Ketahanan dan Pengaruh

Meskipun demikian, Amazon terus menunjukkan ketahanannya dan pengaruhnya yang mendalam di pasar global. Dengan kepemimpinan Andy Jassy yang menggantikan Jeff Bezos sebagai CEO, perusahaan ini terus beradaptasi dengan perubahan pasar dan teknologi.

Jassy, yang sebelumnya memimpin AWS, membawa fokus baru pada efisiensi dan inovasi berbasis AI, sambil tetap mempertahankan budaya perusahaan yang berpusat pada pelanggan. Langkah-langkah ini menunjukkan bahwa Amazon adalah entitas yang dinamis dan terus berevolusi.

Secara keseluruhan, profil Amazon menggambarkan sebuah perusahaan yang bertumbuh dari toko buku daring sederhana menjadi raksasa teknologi yang mendominasi berbagai sektor.

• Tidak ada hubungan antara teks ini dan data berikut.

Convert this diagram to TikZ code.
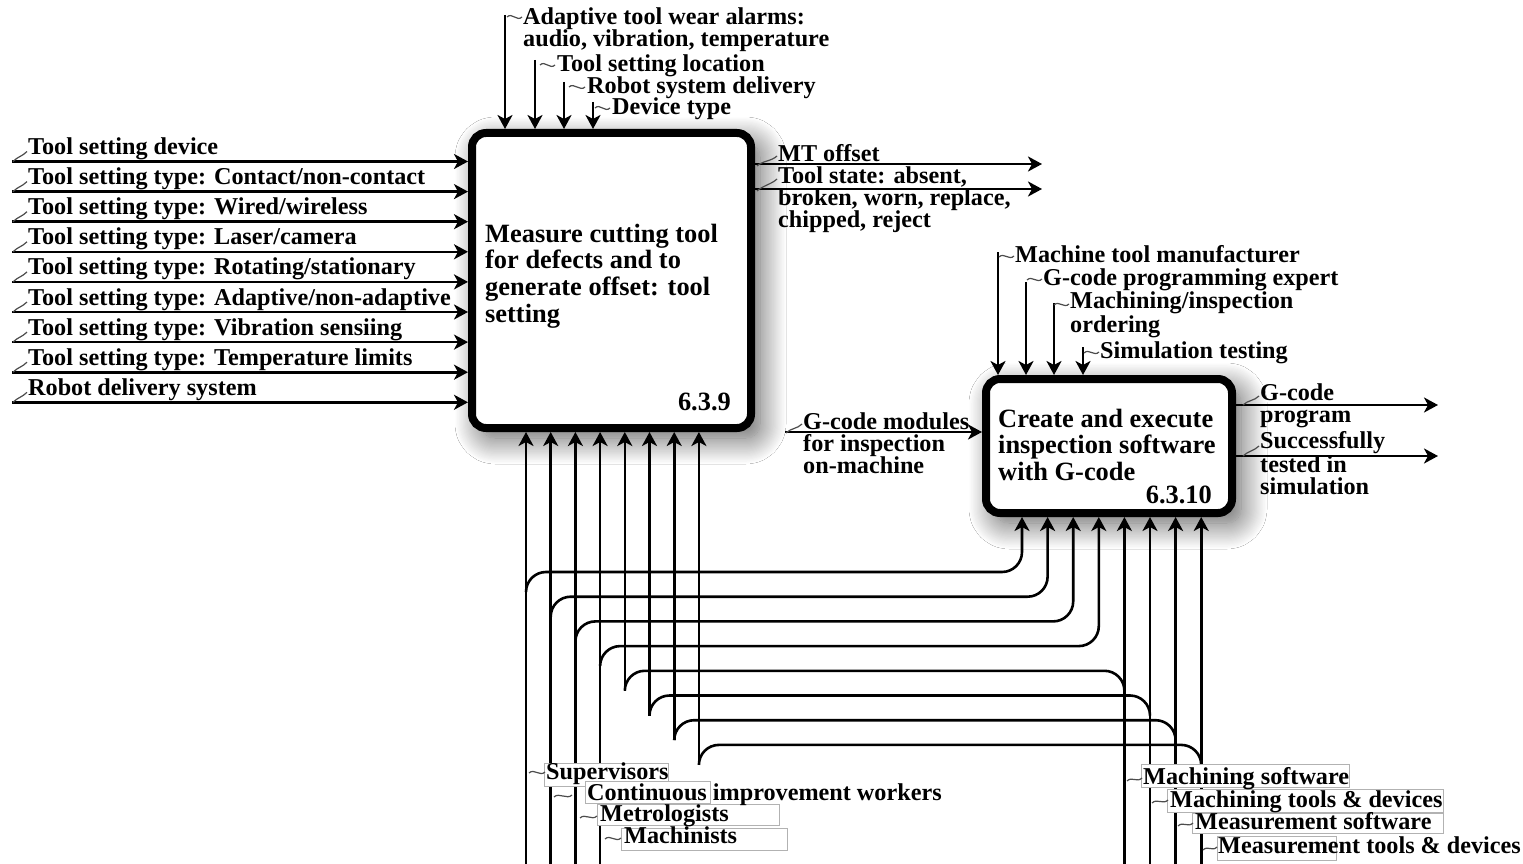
\documentclass[tikz,border=0pt]{standalone}
\usepackage{fontspec}
\newfontfamily\lbfamily{Liberation Serif}
\usetikzlibrary{arrows.meta,shadows.blur}
\newcommand\lblfont{\lbfamily\bfseries\fontsize{24.2}{22}\selectfont}
\newcommand\procfont{\lbfamily\bfseries\fontsize{26.4}{26.8}\selectfont}
\begin{document}
\begin{tikzpicture}[x=1pt,y=-1pt,
  conn/.style={line width=2.6pt, line join=round},
  arr/.style={conn, -{Stealth[length=14pt,width=15pt,inset=4pt]}},
  squig/.style={line width=1.2pt, black!70,
    to path={.. controls +(5,-5) and +(-5,5) .. (\tikztotarget)}},
  lbl/.style={font=\lblfont, anchor=base west, inner sep=0pt, align=left},
  ptext/.style={font=\procfont, inner sep=0pt, align=left},
  procbox/.style={draw, line width=8pt, rounded corners=14pt, fill=white,
    blur shadow={shadow xshift=9pt, shadow yshift=-10pt, shadow blur radius=26pt,
      shadow blur steps=24, shadow opacity=65}},
  tagbox/.style={draw=black!30, line width=0.8pt, fill=white},
]
\fill[white] (0,0) rectangle (1523,864);
\useasboundingbox (0,0) rectangle (1523,864);

% activity boxes (multi-line texts are placed by the baseline of their last line)
\node[procbox, minimum width=279pt, minimum height=295pt] (b1) at (611.5,280.5) {};
\node[procbox, minimum width=246pt, minimum height=134pt] (b2) at (1109,446) {};
\node[ptext, anchor=base west] (b1txt) at (485,322.4)
  {Measure cutting tool\\for defects and to\\generate offset: tool\\setting};
\node[ptext, anchor=base east] (b1num) at (731,410) {6.3.9};
\node[ptext, anchor=base west] (b2txt) at (998,480.6)
  {Create and execute\\inspection software\\with G-code};
\node[ptext, anchor=base east] (b2num) at (1212,503) {6.3.10};

% inputs of 6.3.9
\foreach \t [count=\i from 0] in {Tool setting device,
  Tool setting type: Contact/non-contact,
  Tool setting type: Wired/wireless,
  Tool setting type: Laser/camera,
  Tool setting type: Rotating/stationary,
  Tool setting type: Adaptive/non-adaptive,
  Tool setting type: Vibration sensiing,
  Tool setting type: Temperature limits,
  Robot delivery system}{
  \coordinate (li\i) at (12,{161.5+30.1*\i});
  \draw[arr] (li\i) -- (li\i -| b1.west);
  \node[lbl] (lt\i) at ([shift={(16,-7)}]li\i) {\t};
  \draw[squig] ([shift={(-15,7)}]lt\i.base west) to ([shift={(-1,-3)}]lt\i.base west);
}

% controls of 6.3.9
\coordinate (ca1) at (505,15);
\coordinate (ca2) at (535,60);
\coordinate (ca3) at (564,82);
\coordinate (ca4) at (593,102);
\foreach \c in {1,...,4} \draw[arr] (ca\c) -- (ca\c |- b1.north);
\node[lbl] (cl1) at (523,47) {Adaptive tool wear alarms:\\audio, vibration, temperature};
\node[lbl] (cl2) at (557,72) {Tool setting location};
\node[lbl] (cl3) at (587,94) {Robot system delivery};
\node[lbl] (cl4) at (612,115) {Device type};
\draw[squig] ([shift={(-16,-30)}]cl1.base west) to ([shift={(-1,-30)}]cl1.base west);
\draw[squig] ([shift={(-17,-7)}]cl2.base west) to ([shift={(-2,-7)}]cl2.base west);
\draw[squig] ([shift={(-18,-7)}]cl3.base west) to ([shift={(-2,-7)}]cl3.base west);
\draw[squig] ([shift={(-17,-7)}]cl4.base west) to ([shift={(-2,-7)}]cl4.base west);

% outputs of 6.3.9
\coordinate (oe1) at (1042,164);
\coordinate (oe2) at (1042,189);
\draw[arr] (oe1 -| b1.east) -- (oe1);
\draw[arr] (oe2 -| b1.east) -- (oe2);
\node[lbl] (ol1) at (778,161) {MT offset};
\node[lbl] (ol2) at (778,227) {Tool state: absent,\\broken, worn, replace,\\chipped, reject};
\draw[squig] ([shift={(-21,5)}]ol1.base west) to ([shift={(-1,-5)}]ol1.base west);
\draw[squig] ([shift={(-21,-36)}]ol2.base west) to ([shift={(-1,-48)}]ol2.base west);

% controls of 6.3.10
\coordinate (cb1) at (998,252);
\coordinate (cb2) at (1026,282);
\coordinate (cb3) at (1054,303);
\coordinate (cb4) at (1083,347);
\foreach \c in {1,...,4} \draw[arr] (cb\c) -- (cb\c |- b2.north);
\node[lbl] (dl1) at (1015,262) {Machine tool manufacturer};
\node[lbl] (dl2) at (1043,285) {G-code programming expert};
\node[lbl] (dl3) at (1070,332) {Machining/inspection\\ordering};
\node[lbl] (dl4) at (1100,358) {Simulation testing};
\draw[squig] ([shift={(-16,-5)}]dl1.base west) to ([shift={(-1,-6)}]dl1.base west);
\draw[squig] ([shift={(-16,-5)}]dl2.base west) to ([shift={(-1,-6)}]dl2.base west);
\draw[squig] ([shift={(-16,-27)}]dl3.base west) to ([shift={(-1,-28)}]dl3.base west);
\draw[squig] ([shift={(-16,-5)}]dl4.base west) to ([shift={(-1,-6)}]dl4.base west);

% input of 6.3.10
\coordinate (gi) at (785,432);
\draw[arr] (gi) -- (gi -| b2.west);
\node[lbl] (gl) at (803,473) {G-code modules\\for inspection\\on-machine};
\draw[squig] ([shift={(-17,-40)}]gl.base west) to ([shift={(-1,-49)}]gl.base west);

% outputs of 6.3.10
\coordinate (go1) at (1438,405);
\coordinate (go2) at (1438,456);
\draw[arr] (go1 -| b2.east) -- (go1);
\draw[arr] (go2 -| b2.east) -- (go2);
\node[lbl] (gol1) at (1260,422) {G-code\\program};
\node[lbl] (gol2) at (1260,494) {Successfully\\tested in\\simulation};
\draw[squig] ([shift={(-17,-17)}]gol1.base west) to ([shift={(-1,-26)}]gol1.base west);
\draw[squig] ([shift={(-17,-38)}]gol2.base west) to ([shift={(-1,-48)}]gol2.base west);

% mechanisms shared by both activities
\foreach \i in {0,...,3}{
  \pgfmathsetmacro\xa{526+24.7*\i}
  \pgfmathsetmacro\xb{1022+25.6*\i}
  \pgfmathsetmacro\hh{572+24.7*\i}
  \coordinate (ma\i) at (\xa,864);
  \coordinate (fk\i) at (\xa,\hh+20);
  \coordinate (tb\i) at (\xb,\hh);
  \draw[arr] (ma\i) -- (ma\i |- b1.south);
  \draw[arr, rounded corners=20pt] (fk\i) -- ++(0,-20) -| (tb\i |- b2.south);
}
\foreach \i in {4,...,7}{
  \pgfmathsetmacro\xa{526+24.7*\i}
  \pgfmathsetmacro\xb{1022+25.6*\i}
  \pgfmathsetmacro\hh{572+24.7*\i}
  \coordinate (mb\i) at (\xb,864);
  \coordinate (fk\i) at (\xb,\hh+20);
  \coordinate (cu\i) at (\xa,\hh+20);
  \draw[arr] (mb\i) -- (mb\i |- b2.south);
  \draw[conn, rounded corners=20pt] (fk\i) -- ++(0,-20) -| (cu\i);
  \draw[arr] (cu\i) -- (cu\i |- b1.south);
}

% mechanism labels
\draw[tagbox] (544,763) rectangle (668,786);
\draw[tagbox] (585,781) rectangle (710,803);
\draw[tagbox] (597,804) rectangle (779,825);
\draw[tagbox] (621,828) rectangle (787,850);
\draw[tagbox] (1141,764) rectangle (1349,787);
\draw[tagbox] (1167,789) rectangle (1443,812);
\draw[tagbox] (1192,813) rectangle (1443,833);
\draw[tagbox] (1217,836) rectangle (1336,860);

\node[lbl] (ml1) at (546,779) {Supervisors};
\node[lbl] (ml2) at (587,800) {Continuous improvement workers};
\node[lbl] (ml3) at (600,821) {Metrologists};
\node[lbl] (ml4) at (624,843) {Machinists};
\node[lbl] (ml5) at (1143,784) {Machining software};
\node[lbl] (ml6) at (1170,807) {Machining tools \& devices};
\node[lbl] (ml7) at (1195,829) {Measurement software};
\node[lbl] (ml8) at (1218,853) {Measurement tools \& devices};

\draw[squig] ([shift={(-17,-6)}]ml1.base west) to ([shift={(-1,-7)}]ml1.base west);
\draw[squig] ([shift={(-33,-3)}]ml2.base west) to ([shift={(-15,-5)}]ml2.base west);
\draw[squig] ([shift={(-20,-3)}]ml3.base west) to ([shift={(-3,-5)}]ml3.base west);
\draw[squig] ([shift={(-19,-4)}]ml4.base west) to ([shift={(-3,-5)}]ml4.base west);
\draw[squig] ([shift={(-16,-3)}]ml5.base west) to ([shift={(-1,-6)}]ml5.base west);
\draw[squig] ([shift={(-18,-4)}]ml6.base west) to ([shift={(-2,-7)}]ml6.base west);
\draw[squig] ([shift={(-17,-3)}]ml7.base west) to ([shift={(-2,-6)}]ml7.base west);
\draw[squig] ([shift={(-15,-3)}]ml8.base west) to ([shift={(-1,-6)}]ml8.base west);
\end{tikzpicture}
\end{document}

Dengan portofolio bisnis yang terdiversifikasi, mulai dari e-commerce hingga komputasi awan dan hiburan, serta obsesi terhadap pelanggan dan inovasi, Amazon telah berhasil mengukuhkan dirinya sebagai salah satu perusahaan paling berpengaruh di dunia. Namun, tantangan terkait etika kerja dan persaingan bisnis terus menjadi sorotan yang menguji komitmen perusahaan terhadap nilai-nilai yang lebih luas.